Political actors are adding cyber weapons to their arsenal since they have a number of distinct advantages over traditional bombs and missiles. They are less expensive (the cost of just one Tomahawk cruise missile hovers around $1.8 million), and attackers can activate them at a moment's notice. Moreover, retaliation is not as likely because attribution is so difficult and loss of life is likely to be far less than in direct combat.
One recent example is the sabotage of missiles and missile programs rather than relying solely on unreliable and expensive antimissile interceptors. This tactic has strategic appeal because the adversary may suspect a technical flaw rather than sabotage. For instance, the US built the so called "left-of-launch" capability aimed at disabling North Korea's nuclear missile systems on the ground prior to launch. In the case of Iran, the US built and deployed project Nitro Zeus as a cyber alternative to full-scale war.
Using cyber means to distribute misinformation and propaganda and instill controversy, confusion, doubt, and anger among targeted populations has grown in popularity. Russia's influence on the US elections (from the Democratic National Convention hack to social media troll farms and millions of ads) is well documented. Overall, Russia is suspected of political meddling in 27 countries since 2004.
Although not as infamous as Russia, other countries have also leveraged cyber tactics for political gains. The United Arab Emirates (UAE) and Qatar stand accused of hacking emails, releasing "dirt" and weaponizing fake news to influence American policy on both Iran and the stance on a UAE-led blockade of its country.

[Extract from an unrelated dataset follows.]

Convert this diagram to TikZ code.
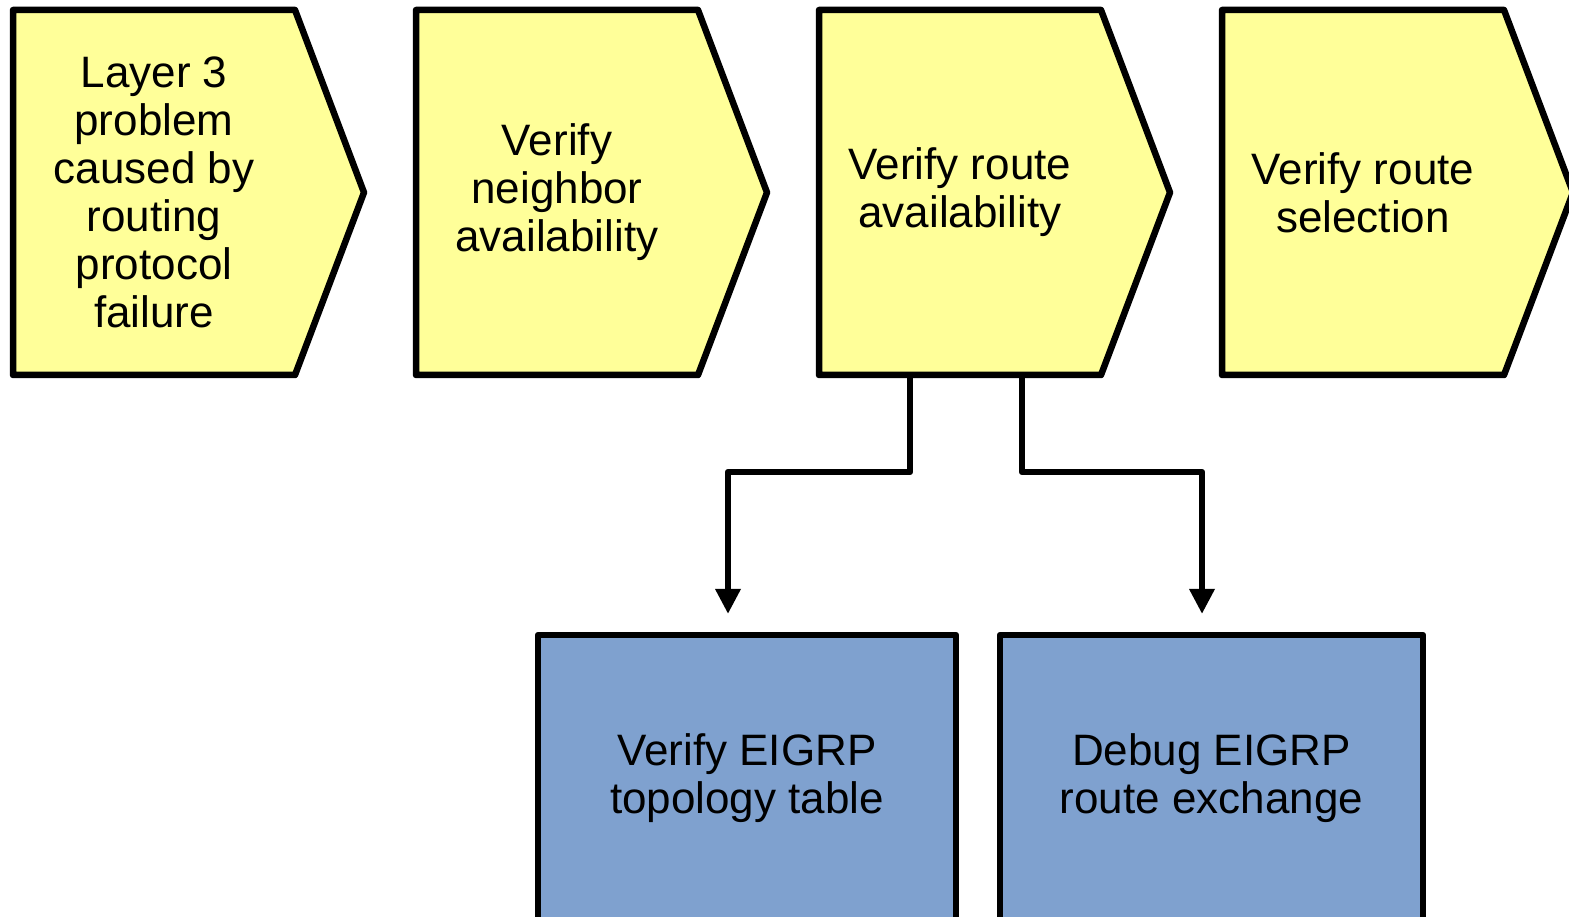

Even less industrialized nations, such as Vietnam, are going cyber for political advantage. Vietnam is suspected of hacking and releasing sensitive Philippine documents, including a transcript of a phone call between President Trump and President Duterte, in an apparent attempt to derail the Philippines from strengthening ties with the US and China.
Many countries with less-than-stellar human rights records have deployed cyber weapons as surveillance tools against their own citizens. These can be homemade or tools purchased from cyber-arms dealers. Examples include: China's focus on dissidents and political activists in Hong Kong, Mexico's hacking and tracking of journalists, Pakistan's surveillance of human rights defenders, and Iran's cyber harassment of protesters.
Nation-State Digital Espionage
In addition to leveraging expensive spies, countries have been using digital espionage for over half a century. With most sensitive data now available in digital format on network-accessible servers, this type of espionage has proven to be extremely powerful and allows for fast access to troves of information. China's hack of the Office of Personnel Management as well as its alleged theft of F-35 blueprints are examples of this type of cyberattack. The US government also engages in spying campaigns, as revealed by Edward Snowden.
What's next? Just like their physical counterparts, cyber arms will continue to become more advanced and pervasive. They are also becoming more "democratized" and accessible to developing countries that we do not normally associate strong military capabilities with. Eventually, cyber weapons will turn out to be more influential than the military in determining world supremacy.